Born and raised in Albany, New York, Gregory Maguire is the youngest of four children born to Helen and John Maguire. His mother died from complications suffered giving birth to him, which prompted his father to send him to live with an aunt. His aunt relinquished him to a local orphanage when he was six months old. He was reclaimed from the orphanage at age two, after his father's remarriage. Maguire has three half-siblings from his father's second marriage.

Schooled in Catholic institutions through high school, he received a BA in English and art from the State University of New York at Albany, an MA in children's literature from Simmons College, and a Ph.D. in English and American literature from Tufts University. His doctoral thesis was on children's fantasy written from 1938 to 1989.

In 1978, at the age of 25, Maguire published his first novel, The Lightning Time. Around the same time, he began to realize he was gay. He was a professor and co-director at the Simmons College Center for the Study of Children's Literature from 1979 to 1986. In 1987, Maguire co-founded a nonprofit educational charity, Children's Literature New England, Inc., and was co-director for twenty-five years. He has lived in Dublin, London, and the greater Boston area.
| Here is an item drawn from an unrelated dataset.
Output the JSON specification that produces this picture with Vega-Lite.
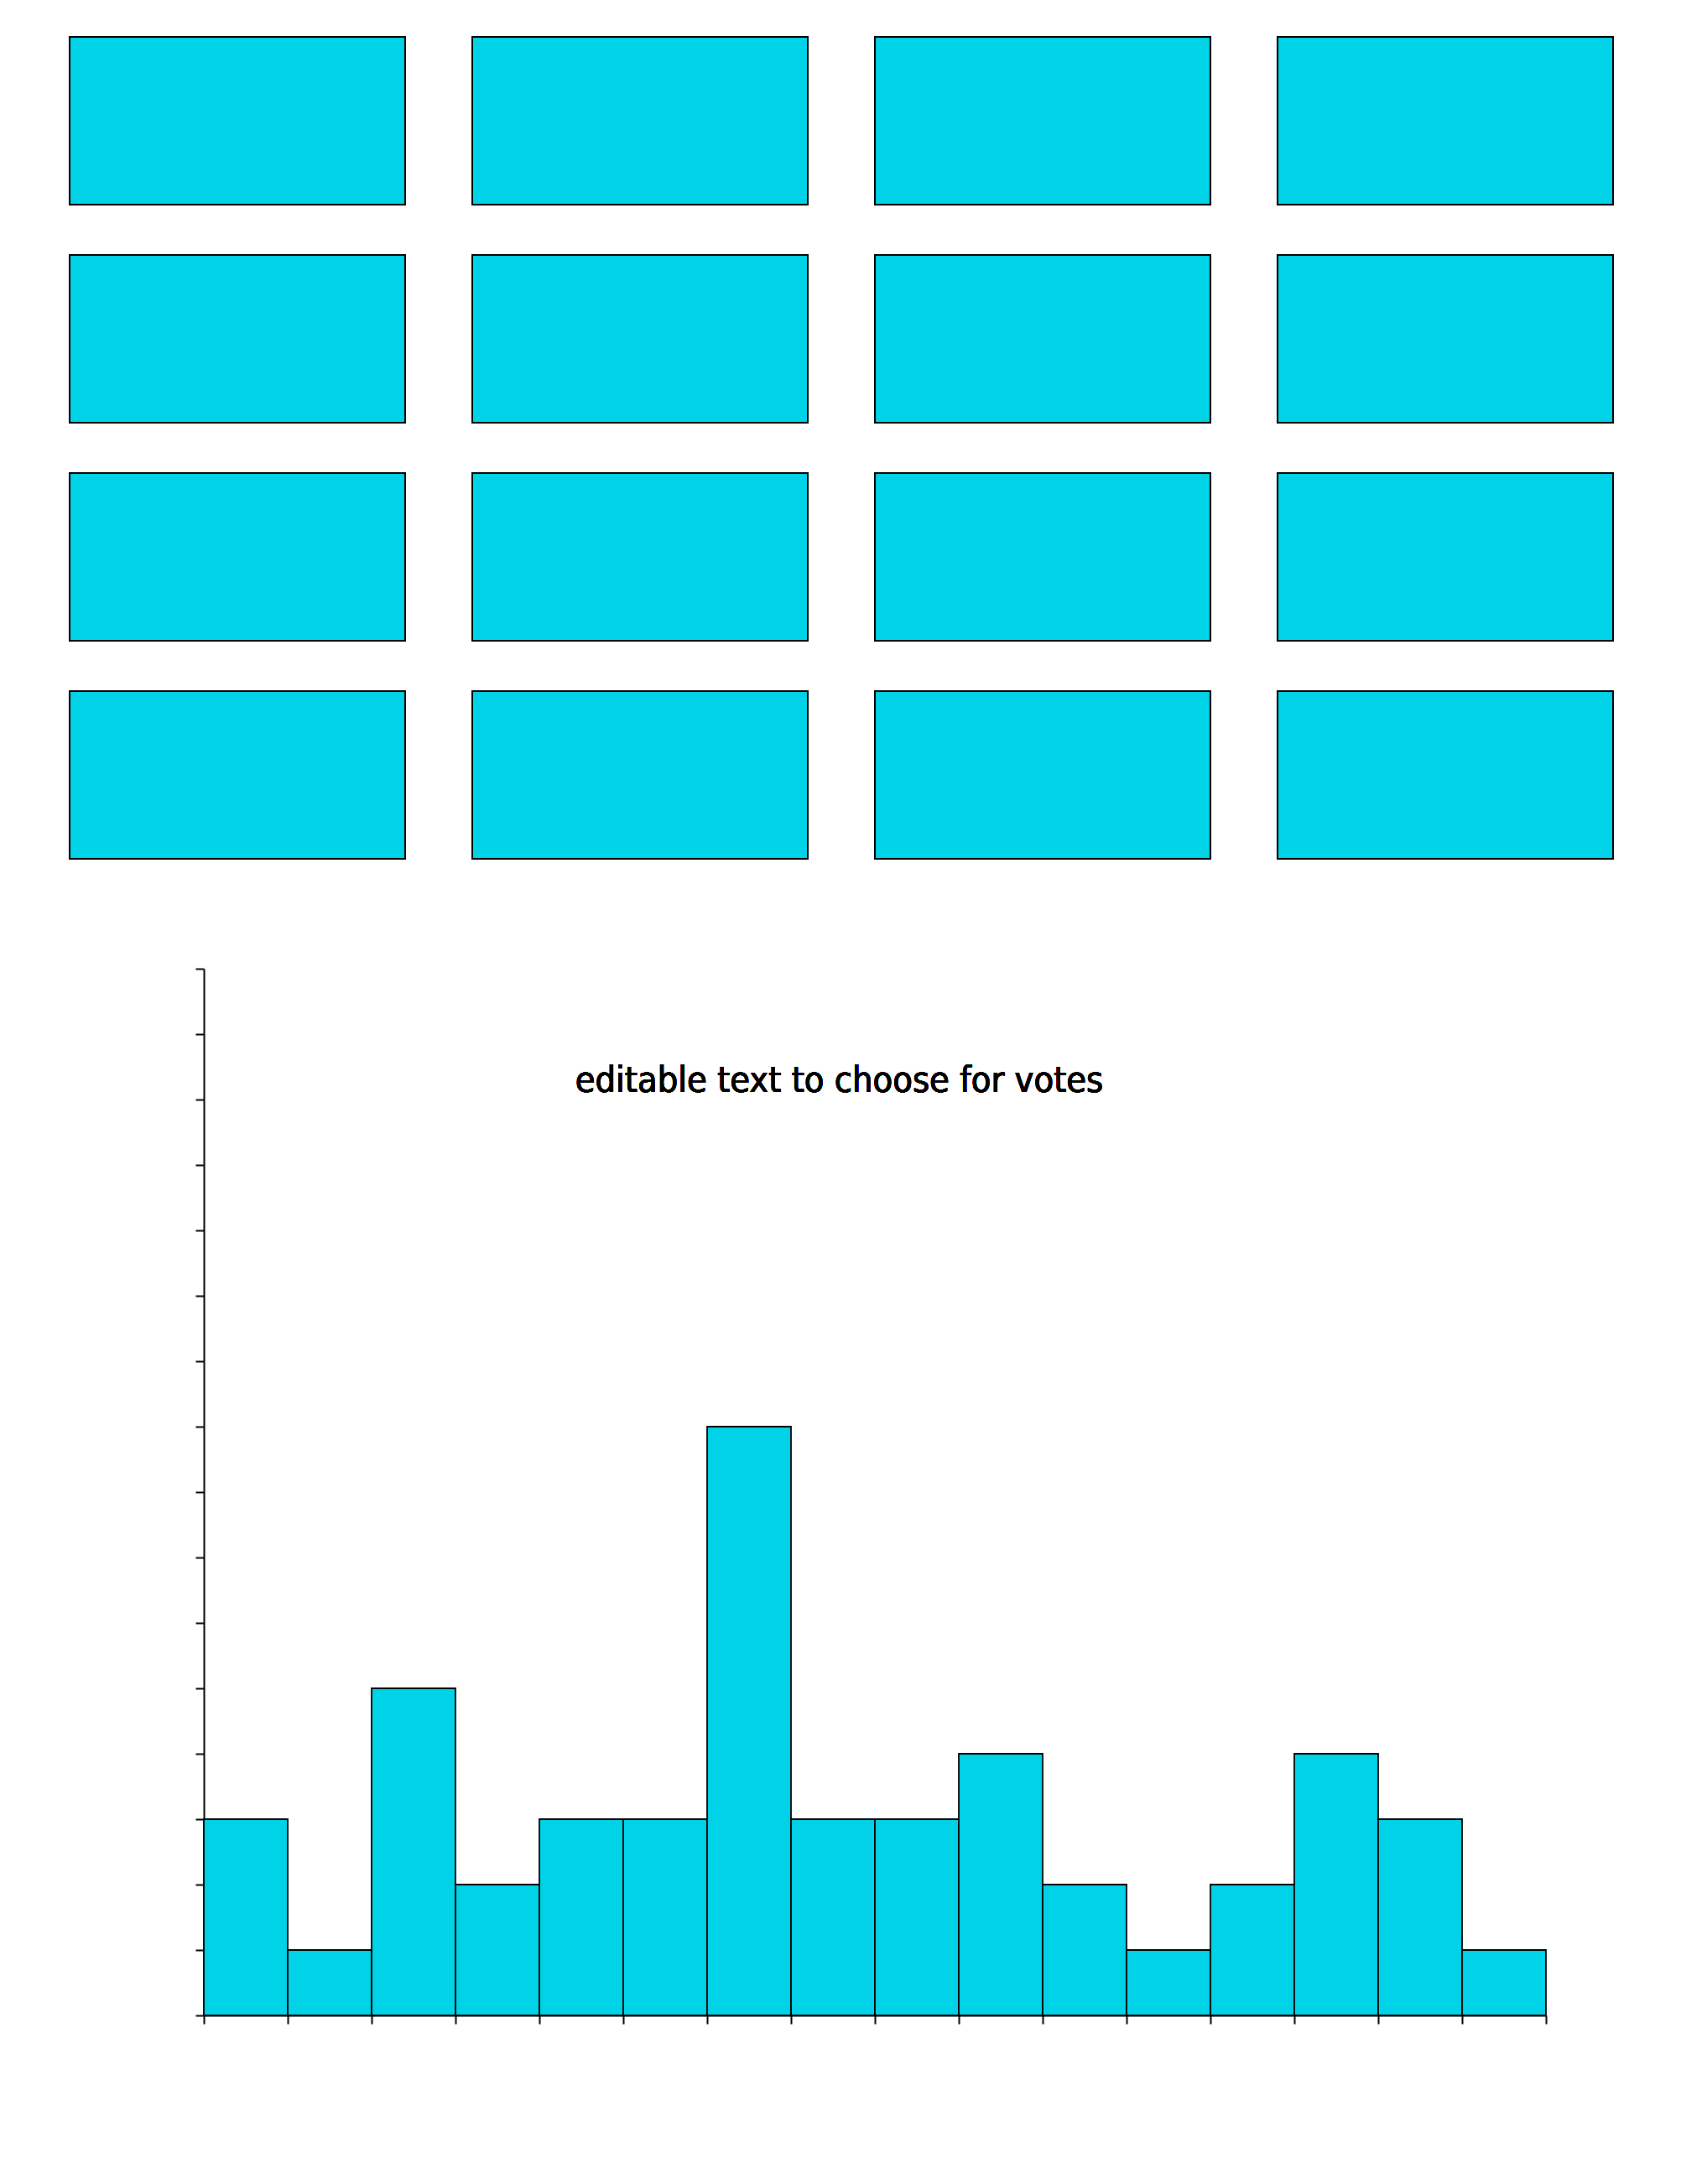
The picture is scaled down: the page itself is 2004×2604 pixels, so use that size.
{
  "$schema": "https://vega.github.io/schema/vega-lite/v6.json",
  "background": "white",
  "padding": {"left": 82, "top": 42, "right": 0, "bottom": 0},
  "config": {
    "view": {"stroke": null},
    "axis": {
      "labels": false,
      "title": null,
      "grid": false,
      "ticks": true,
      "tickSize": 10,
      "tickColor": "black",
      "tickWidth": 2,
      "domainColor": "black",
      "domainWidth": 2
    }
  },
  "bounds": "flush",
  "spacing": 131,
  "vconcat": [
    {
      "width": 1840,
      "height": 980,
      "data": {
        "values": [
          {"row": 1, "col": 1}, {"row": 1, "col": 2}, {"row": 1, "col": 3}, {"row": 1, "col": 4},
          {"row": 2, "col": 1}, {"row": 2, "col": 2}, {"row": 2, "col": 3}, {"row": 2, "col": 4},
          {"row": 3, "col": 1}, {"row": 3, "col": 2}, {"row": 3, "col": 3}, {"row": 3, "col": 4},
          {"row": 4, "col": 1}, {"row": 4, "col": 2}, {"row": 4, "col": 3}, {"row": 4, "col": 4}
        ]
      },
      "mark": {"type": "rect", "fill": "#00D2E8", "stroke": "black", "strokeWidth": 2},
      "encoding": {
        "x": {"field": "col", "type": "ordinal", "axis": null, "scale": {"paddingInner": 0.16667, "paddingOuter": 0}},
        "y": {"field": "row", "type": "ordinal", "axis": null, "scale": {"paddingInner": 0.23077, "paddingOuter": 0}}
      }
    },
    {
      "bounds": "flush",
      "spacing": 0,
      "hconcat": [
        {
          "width": 160,
          "height": 10,
          "data": {"values": []},
          "mark": {"type": "point", "opacity": 0}
        },
        {
          "width": 1600,
          "height": 1248,
          "data": {
            "values": [
              {"option": 1, "start": 0, "end": 1, "votes": 3},
              {"option": 2, "start": 1, "end": 2, "votes": 1},
              {"option": 3, "start": 2, "end": 3, "votes": 5},
              {"option": 4, "start": 3, "end": 4, "votes": 2},
              {"option": 5, "start": 4, "end": 5, "votes": 3},
              {"option": 6, "start": 5, "end": 6, "votes": 3},
              {"option": 7, "start": 6, "end": 7, "votes": 9},
              {"option": 8, "start": 7, "end": 8, "votes": 3},
              {"option": 9, "start": 8, "end": 9, "votes": 3},
              {"option": 10, "start": 9, "end": 10, "votes": 4},
              {"option": 11, "start": 10, "end": 11, "votes": 2},
              {"option": 12, "start": 11, "end": 12, "votes": 1},
              {"option": 13, "start": 12, "end": 13, "votes": 2},
              {"option": 14, "start": 13, "end": 14, "votes": 4},
              {"option": 15, "start": 14, "end": 15, "votes": 3},
              {"option": 16, "start": 15, "end": 16, "votes": 1}
            ]
          },
          "layer": [
            {
              "mark": {"type": "rect", "fill": "#00D2E8", "stroke": "black", "strokeWidth": 1.8},
              "encoding": {
                "x": {"field": "start", "type": "quantitative", "scale": {"domain": [0, 16], "nice": false, "zero": false},
                      "axis": {"values": [0,1,2,3,4,5,6,7,8,9,10,11,12,13,14,15,16]}},
                "x2": {"field": "end"},
                "y": {"field": "votes", "type": "quantitative", "scale": {"domain": [0, 16], "nice": false},
                      "axis": {"values": [0,1,2,3,4,5,6,7,8,9,10,11,12,13,14,15,16]}},
                "y2": {"datum": 0}
              }
            },
            {
              "mark": {"type": "text", "font": "Liberation Sans Narrow, DejaVu Sans Condensed, Liberation Sans", "fontSize": 43, "align": "center", "baseline": "alphabetic", "color": "black"},
              "encoding": {
                "x": {"datum": 7.575, "type": "quantitative"},
                "y": {"datum": 14.12, "type": "quantitative"},
                "text": {"value": "editable text to choose for votes"}
              }
            }
          ]
        }
      ]
    }
  ]
}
In 1995, Maguire published his first adult novel, Wicked: the Life and Times of the Wicked Witch of the West. Though the novel was initially unsuccessful, it sold 500,000 copies by the time the Broadway adaptation opened in 2003. In 2005, ten years after its publication, Wicked spent 26 weeks on the New York Times bestseller list.

Maguire met American painter Andy Newman in 1997 at the Blue Mountain Center art colony. Within a month of meeting, they had fallen in love. They adopted three children: Luke and Alex, originally from Cambodia, and Helen, originally from Guatemala. Maguire and Newman were married in June 2004, shortly after same-sex marriage became legal in Massachusetts. They have lived in Concord, Massachusetts since 1999. On April 13, 2009, Maguire and his family were featured on Oprah.